Melanchthon, the "Praeceptor Europae" (Teacher of Europe)

Melanchthon and England

Students from all over Europe came to Wittenberg University — more students, in fact, than any other German university during the Lutherian and Melanchthonian era. No wonder, then, that William Shakespeare had Hamlet study in Wittenberg. Not that Hamlet’s studies in Wittenberg are central to the plot of the tragedy. Rather, the most famous monologue in the history of theatre — "to be or not to be" — may have been influenced by somebody from Wittenberg, making Shakespeare’s choice of Hamlet’s university anything but arbitrary. In his textbook on logic ("Erotemata Dialectices"), Melanchthon discusses in detail the basic principle of logic: that something that is, cannot fail to be at the same time. To be or not to be: that is the question on both minds, Hamlet’s and Melanchthon’s. Or rather, that is the question that, without Melanchthon, Hamlet might never have asked.

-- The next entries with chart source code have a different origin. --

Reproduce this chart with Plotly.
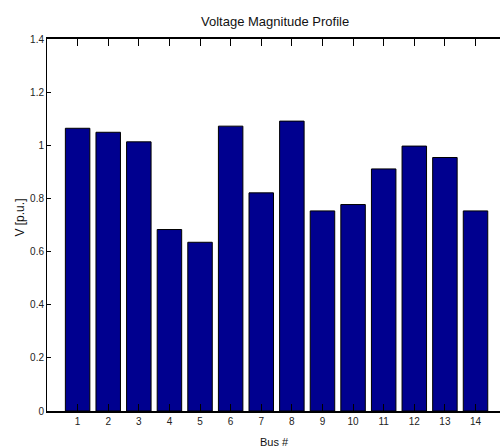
import plotly.graph_objects as go

# Bus numbers and per-unit voltage magnitudes
bus = list(range(1, 15))
vmag = [1.064, 1.049, 1.013, 0.683, 0.635, 1.072, 0.821,
        1.091, 0.753, 0.777, 0.911, 0.997, 0.954, 0.753]

y_ticks = [0, 0.2, 0.4, 0.6, 0.8, 1.0, 1.2, 1.4]
y_ticktext = ["0", "0.2", "0.4", "0.6", "0.8", "1", "1.2", "1.4"]

FONT = "Liberation Sans Narrow, Arial Narrow, Liberation Sans, Arial, sans-serif"

fig = go.Figure(
    go.Bar(
        x=bus,
        y=vmag,
        width=0.8,
        marker=dict(color="#00008F", line=dict(color="black", width=1)),
    )
)

fig.update_layout(
    width=500,
    height=447,
    margin=dict(l=47, r=0, t=39, b=36),
    paper_bgcolor="white",
    plot_bgcolor="white",
    showlegend=False,
    font=dict(family=FONT, color="#222"),
    xaxis=dict(
        range=[0, 14.8],
        tickvals=bus,
        ticks="inside",
        ticklen=7,
        tickcolor="black",
        tickwidth=1,
        showline=True,
        linecolor="black",
        linewidth=1.5,
        mirror="ticks",
        showgrid=False,
        zeroline=False,
        tickfont=dict(size=10, family=FONT),
    ),
    yaxis=dict(
        range=[0, 1.4],
        tickvals=y_ticks,
        ticktext=y_ticktext,
        ticks="inside",
        ticklen=4,
        tickcolor="black",
        tickwidth=1,
        showline=True,
        linecolor="black",
        linewidth=1,
        showgrid=False,
        zeroline=False,
        tickfont=dict(size=10, family=FONT),
    ),
    annotations=[
        dict(text="Voltage Magnitude Profile", xref="paper", yref="paper",
             x=0.503, y=1, yshift=18, showarrow=False, xanchor="center",
             yanchor="middle", font=dict(size=13, family=FONT, color="#111")),
        dict(text="Bus #", xref="paper", yref="paper",
             x=0.503, y=0, yshift=-31, showarrow=False, xanchor="center",
             yanchor="middle", font=dict(size=11, family=FONT, color="#111")),
        dict(text="V [p.u.]", xref="paper", yref="paper",
             x=0, xshift=-27, y=0.52, showarrow=False, textangle=-90,
             xanchor="center", yanchor="middle",
             font=dict(size=12, family=FONT, color="#111")),
    ],
)

fig.write_html("out.html")
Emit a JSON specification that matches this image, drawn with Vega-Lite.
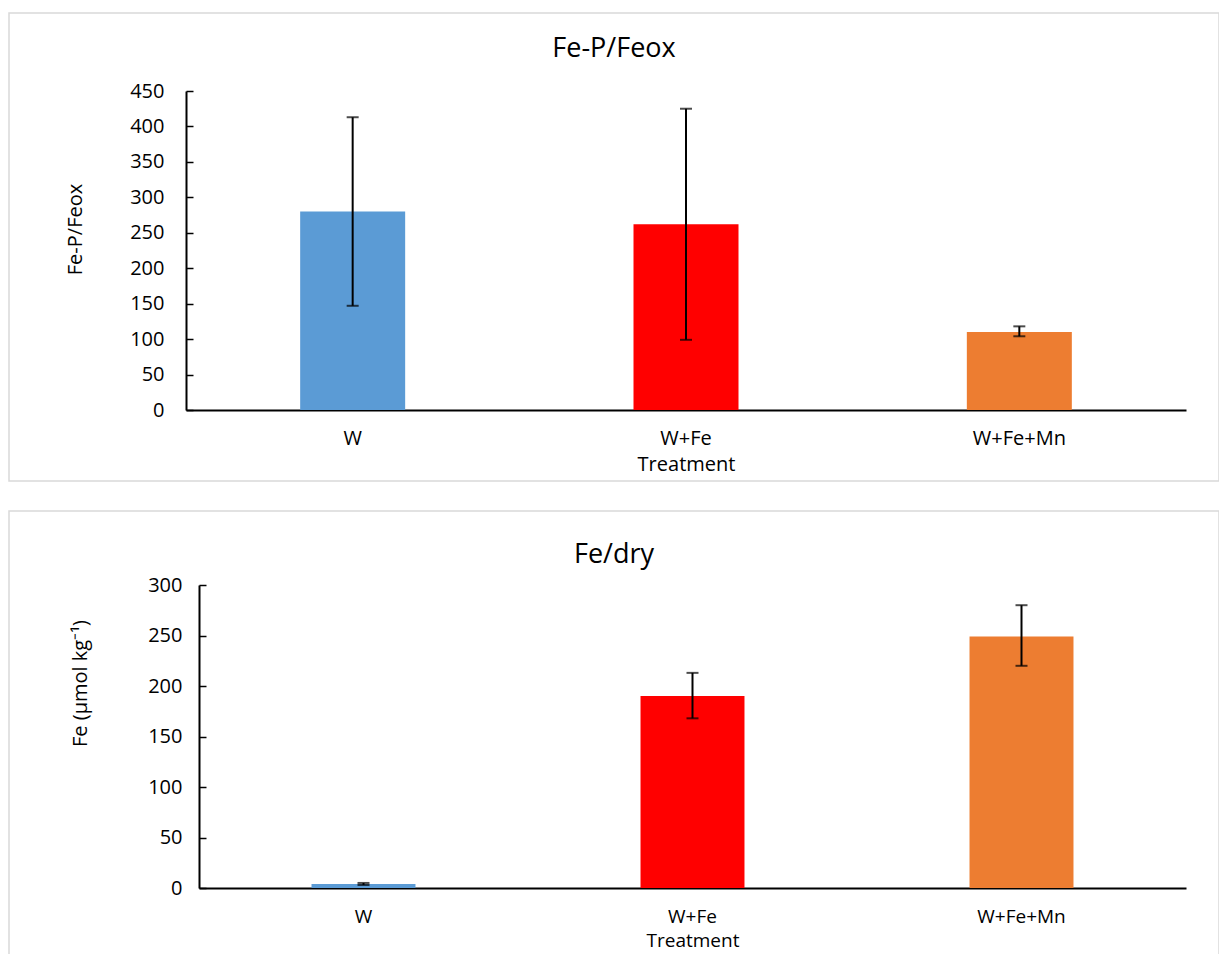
{
  "$schema": "https://vega.github.io/schema/vega-lite/v6.json",
  "padding": {"left": 8, "top": 12, "right": 0, "bottom": 0},
  "background": "white",
  "spacing": 28,
  "config": {
    "font": "Open Sans",
    "view": {"stroke": "#d9d9d9", "strokeWidth": 1.5},
    "axis": {"labelFont": "Open Sans", "titleFont": "Open Sans", "labelColor": "#000000", "titleColor": "#000000", "titleFontWeight": "normal", "grid": false, "domainColor": "#000000", "tickColor": "#000000", "domainWidth": 2, "tickWidth": 1.5},
    "title": {"font": "Open Sans", "fontWeight": "normal", "color": "#000000"}
  },
  "vconcat": [
    {
      "width": 1210,
      "height": 468,
      "title": {"text": "Fe-P/Feox", "fontSize": 27, "offset": -50, "anchor": "middle"},
      "data": {"values": [
        {"Treatment": "W", "mean": 280, "lo": 147, "hi": 413},
        {"Treatment": "W+Fe", "mean": 262, "lo": 99, "hi": 425},
        {"Treatment": "W+Fe+Mn", "mean": 110, "lo": 104, "hi": 118}
      ]},
      "encoding": {
        "x": {"field": "Treatment", "type": "nominal", "sort": ["W", "W+Fe", "W+Fe+Mn"],
          "scale": {"range": [177, 1177], "paddingInner": 0.685, "paddingOuter": 0.3425},
          "axis": {"title": "Treatment", "labelAngle": 0, "ticks": false, "offset": -71, "labelFontSize": 20, "titleFontSize": 20, "labelPadding": 18, "titlePadding": 6}}
      },
      "layer": [
        {"mark": {"type": "bar"},
          "encoding": {
            "y": {"field": "mean", "type": "quantitative", "title": "Fe-P/Feox",
              "scale": {"domain": [0, 450], "range": [397, 78], "nice": false},
              "axis": {"values": [0, 50, 100, 150, 200, 250, 300, 350, 400, 450], "offset": -177, "tickSize": -7, "labelPadding": 29, "labelFontSize": 20, "titleFontSize": 20, "titlePadding": 44, "titleY": 216}},
            "color": {"field": "Treatment", "type": "nominal", "legend": null,
              "scale": {"domain": ["W", "W+Fe", "W+Fe+Mn"], "range": ["#5B9BD5", "#FF0000", "#ED7D31"]}}
          }},
        {"mark": {"type": "rule", "color": "#000000", "strokeWidth": 2},
          "encoding": {"y": {"field": "lo", "type": "quantitative"}, "y2": {"field": "hi"}}},
        {"mark": {"type": "tick", "orient": "horizontal", "color": "#000000", "size": 12, "thickness": 2},
          "encoding": {"y": {"field": "lo", "type": "quantitative"}}},
        {"mark": {"type": "tick", "orient": "horizontal", "color": "#000000", "size": 12, "thickness": 2},
          "encoding": {"y": {"field": "hi", "type": "quantitative"}}}
      ]
    },
    {
      "width": 1210,
      "height": 468,
      "title": {"text": "Fe/dry", "fontSize": 27, "offset": -58, "anchor": "middle"},
      "data": {"values": [
        {"Treatment": "W", "mean": 4, "lo": 3, "hi": 5},
        {"Treatment": "W+Fe", "mean": 190, "lo": 168, "hi": 213},
        {"Treatment": "W+Fe+Mn", "mean": 249, "lo": 220, "hi": 280}
      ]},
      "encoding": {
        "x": {"field": "Treatment", "type": "nominal", "sort": ["W", "W+Fe", "W+Fe+Mn"],
          "scale": {"range": [190, 1177], "paddingInner": 0.684, "paddingOuter": 0.342},
          "axis": {"title": "Treatment", "labelAngle": 0, "ticks": false, "offset": -91, "labelFontSize": 19, "titleFontSize": 19, "labelPadding": 19, "titlePadding": 5}}
      },
      "layer": [
        {"mark": {"type": "bar"},
          "encoding": {
            "y": {"field": "mean", "type": "quantitative", "title": "Fe (μmol kg⁻¹)",
              "scale": {"domain": [0, 300], "range": [377, 74], "nice": false},
              "axis": {"values": [0, 50, 100, 150, 200, 250, 300], "offset": -190, "tickSize": -7, "labelPadding": 24, "labelFontSize": 20, "titleFontSize": 20, "titlePadding": 57, "titleY": 172}},
            "color": {"field": "Treatment", "type": "nominal", "legend": null,
              "scale": {"domain": ["W", "W+Fe", "W+Fe+Mn"], "range": ["#5B9BD5", "#FF0000", "#ED7D31"]}}
          }},
        {"mark": {"type": "rule", "color": "#000000", "strokeWidth": 2},
          "encoding": {"y": {"field": "lo", "type": "quantitative"}, "y2": {"field": "hi"}}},
        {"mark": {"type": "tick", "orient": "horizontal", "color": "#000000", "size": 12, "thickness": 2},
          "encoding": {"y": {"field": "lo", "type": "quantitative"}}},
        {"mark": {"type": "tick", "orient": "horizontal", "color": "#000000", "size": 12, "thickness": 2},
          "encoding": {"y": {"field": "hi", "type": "quantitative"}}}
      ]
    }
  ]
}
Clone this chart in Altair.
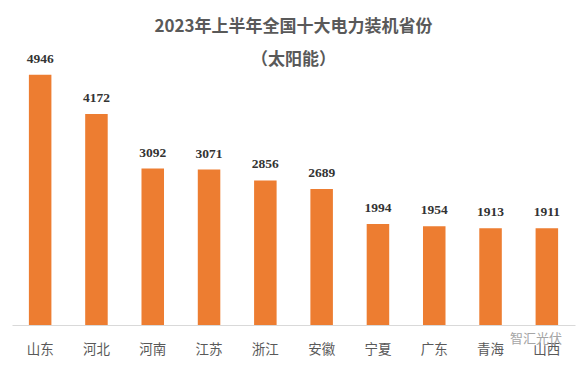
import altair as alt
import pandas as pd

provinces = ["山东", "河北", "河南", "江苏", "浙江", "安徽", "宁夏", "广东", "青海", "山西"]
values = [4946, 4172, 3092, 3071, 2856, 2689, 1994, 1954, 1913, 1911]
title_lines = ["2023年上半年全国十大电力装机省份", "（太阳能）"]
watermark = "智汇光伏"

df = pd.DataFrame({"province": provinces, "value": values})

x = alt.X("province:N", sort=provinces, title=None,
          scale=alt.Scale(paddingInner=0.6, paddingOuter=0.3),
          axis=alt.Axis(labelAngle=0, labelFontSize=13.5, labelColor="#595959",
                        labelFont="Noto Sans CJK SC", labelPadding=17,
                        domainColor="#d9d9d9", ticks=False))
y = alt.Y("value:Q", title=None, scale=alt.Scale(domain=[0, 5000], nice=False),
          axis=None)

base = alt.Chart(df).encode(x=x, y=y)
bars = base.mark_bar(color="#ED7D31")
labels = base.mark_text(dy=-16, font="Liberation Serif", fontSize=13.5,
                        fontWeight="bold", color="#333333").encode(text="value:Q")
wm = alt.Chart(pd.DataFrame({"t": [watermark]})).mark_text(
    font="Noto Sans CJK SC", fontSize=13, color="#a6a6a6", align="left"
).encode(x=alt.value(498), y=alt.value(267), text="t:N")

chart = alt.layer(bars, labels, wm).properties(
    width=563, height=253,
    autosize=alt.AutoSizeParams(type="none"),
    padding={"left": 4, "top": 64, "right": 2, "bottom": 34},
    title=alt.TitleParams(text=title_lines, font="Noto Sans CJK SC", fontSize=17,
                          fontWeight="bold", color="#595959", lineHeight=33,
                          anchor="middle", offset=10, dy=27),
).configure_view(stroke=None)

chart.save("out.html", embed_options={"renderer": "svg", "actions": False})
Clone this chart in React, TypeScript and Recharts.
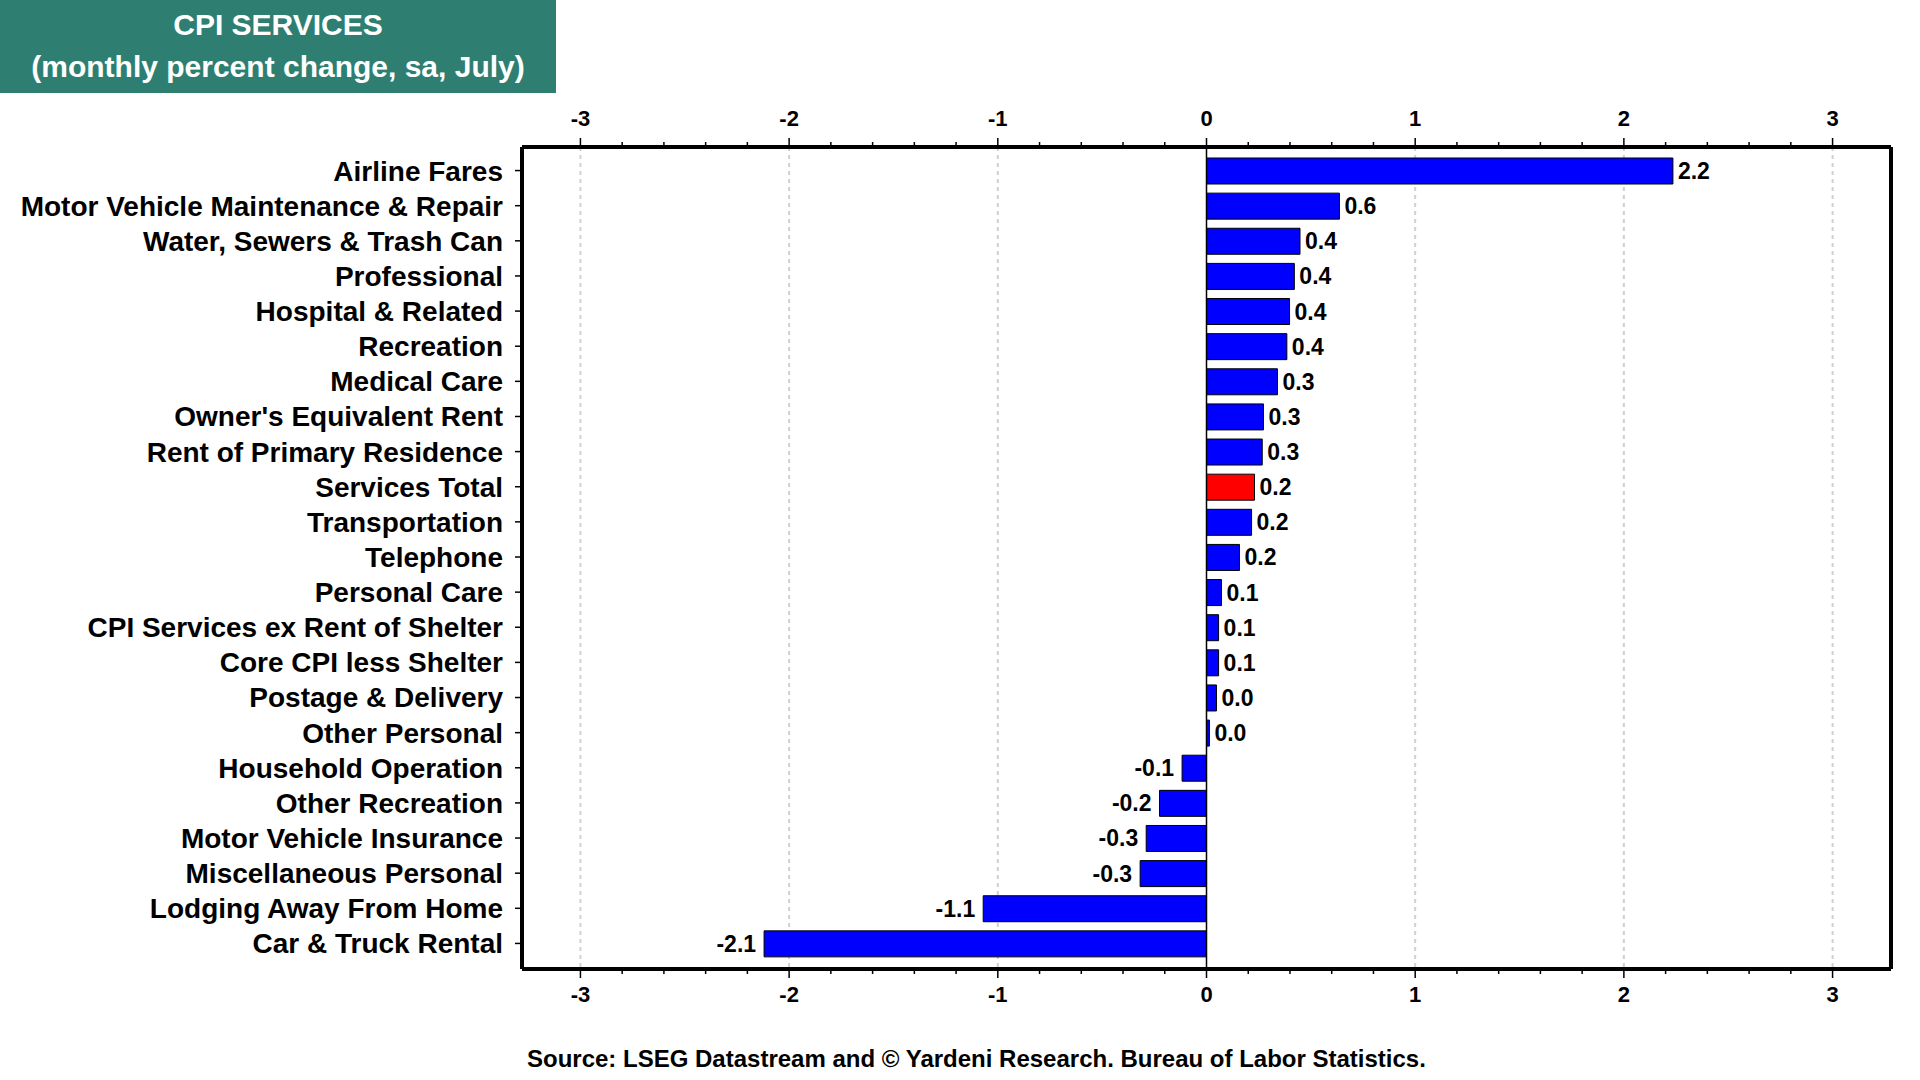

Shakespeare also had access to English translations of Melanchthon’s teachings. In the 16th century, several English scholars translated more than 20 of Melanchthon’s works into a more vulgar tongue, namely English. Lectures on Melanchthon’s teachings are known to have been given at the Universities of Cambridge, Eton and Oxford. "Praeceptor Angliae" is one of the many titles by which Melanchthon became known. King Henry VIII himself attempted to bring Melanchthon to England. Years later, in 1553, the University of Cambridge decided to offer Melanchthon a position as a professor. Indeed, the British Library even contains royal documents instructing the recipient to pay 100 pounds to defray Melanchthon’s travel expenses. Melanchthon, however, had always declined such flattering offers from Germany and abroad and remained loyal to the University of Wittenberg.

Erotemata Dialectices, 1547

Philipp Melanchthon, De Rethorica
1524 edition. It was translated into English in 1532.